Decide what scale the house will be to determine the size of the walls. In the real world, each story of a house is typically about 144 inches tall. Divide that number by the scale denominator to get the model dimensions for height, as a baseline.
Mark the dimensions of each wall, on balsa wood, using a ruler and pencil. Mark the spots for windows and doors, as well.
Cut along the marked sections using a hobby knife. Be sure to use the straight edge of the ruler as a guide.
Mark the outer edges of the house structure on your base.
Push two or three straight pins through the foam along each baseline, and invert the foam so that the sharp edges of the pins stick out. These will add support during construction.
Slide two adjoining walls down over the straight pins, slowly. Adjust as necessary, so that the walls meet at a right angle.
Apply a thin line of white glue along the point where the walls meet, and position a balsa strip at the intersection to provide support. Allow the glue to dry before proceeding.
Repeat this process until all walls are in place.
Apply a thin line of white glue to the tops of the walls, then apply sheets of balsa for the roof. These can be secured using straight pins, if necessary.
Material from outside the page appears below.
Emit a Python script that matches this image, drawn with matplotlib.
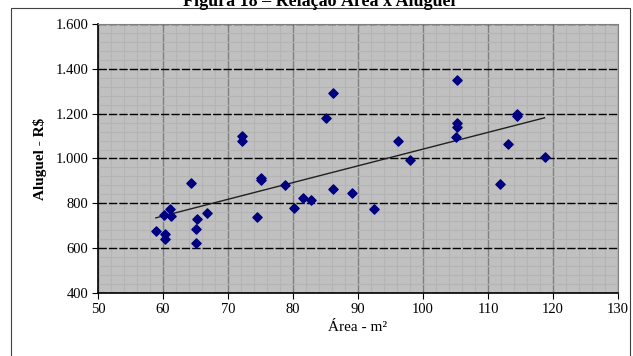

Determining scale is simply a matter of division. For example, HO scale is 1/87 the size of real world objects. To get a scale story of a house, divide 144 inches by 87 to get 1.655 inches. Make sure you use consistent units of measurement to determine scale. Do not mix meters and inches or meters and centimetres. Allow adequate time for glue to dry between steps. A layer of primer or a thin layer of plaster can help disguise any wood grain, though with balsa, this is generally minimal. Windows can be created with plastic sheeting reclaimed from blister packaging.